Warwick's thousand years
Roger St. Pierre treads in the footprints of history
Warwick Castle is, to paraphrase the old song, one of the ruins that Cromwell didn’t knock about a bit.
Behind those gaunt walls lies a thousand years of history – sometimes glorious, often tragic.
Today, this stately pile at the heart of England is a living museum, with a special appeal to family groups looking for a fun day out as well as confirmed history buffs.
Be warned, the mighty towers and lofty battlements contain more than 350 steep and sometimes winding steps while the castle dungeon can be scary for the very young with its convincing actors and spine-tingling special effects.

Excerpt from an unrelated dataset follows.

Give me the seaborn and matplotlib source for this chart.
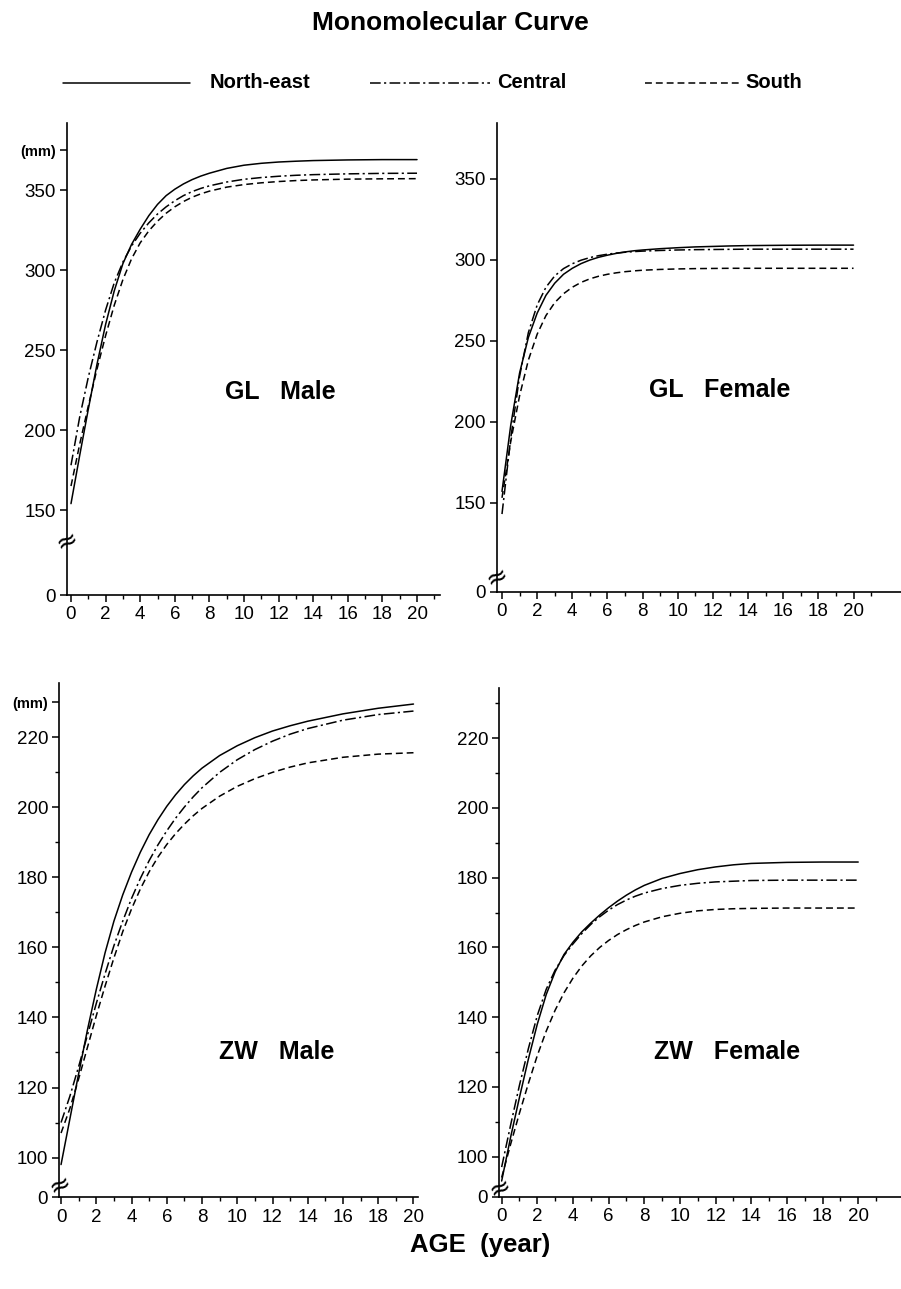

Sometimes they verge on the Hollywood version of reality but re-enactments are part of the fun, with shows that include spectacular jousting tournaments, the fast and furious ‘Warwick Warriors’ mediaeval battle staging, and the ‘Sword In The Stone’ telling of the Arthurian legend.
In the castle’s underground passages, the defining moments of its never less than colourful past are revealed in dank and dark rooms that have not been unlocked for years. Their dark secrets are tales of battle, siege, power struggles, murders and hauntings.
More suited to the younger set, the new ‘Foul Fayres’ attraction brings to life the foulest and funniest moments from the castle’s history. This event will be staged this summer from May 25-June 2 and from July 20 through to September 1.
Birds of prey demonstrations can be enjoyed in the expansive grounds while the mighty trebuchet, Europe’s largest siege machine, is fired twice daily.
Some 64 acres of beautifully landscaped flower-filled gardens are there to be enjoyed and in summer the rose garden is truly spectacular while the Edwardian conservatory and the peacock garden are other visitor magnets.
Warwick Castle is much more than a mighty mediaeval fortress. Home to the aristocracy, it adapted to passage of time and change of fashion.
Filled with armoury and heraldry, the massive Great Hall, with its vaulted ceiling, leads to outlandishly luxurious state rooms, decorated in High Victorian style which down the years have welcomed the high and the mighty, including a succession of monarchs.
Spare time too to visit charming Warwick town itself, with its picturesque mish-mash of what appears to be Mediaeval, Tudor, Elizabethan, Jacobean, Queen Ann, Georgian, Regency, Victorian, Edwardian and art nouveau architecture.
Many of the seemingly oldest buildings are, in reality, reproductions as most of the original town was destroyed in the disastrous 1694 Great Fire of Warwick.
Set on slopes rising above the languidly winding River Avon, a site occupied since the sixth century, Warwick is well served with interesting little boutique shops and a wide range of restaurants and watering holes.
Nearby places to visit include Kenilworth Castle, Coventry’s re-born cathedral, Leamington Spa and Shakespeare’s Stratford-Upon-Avon.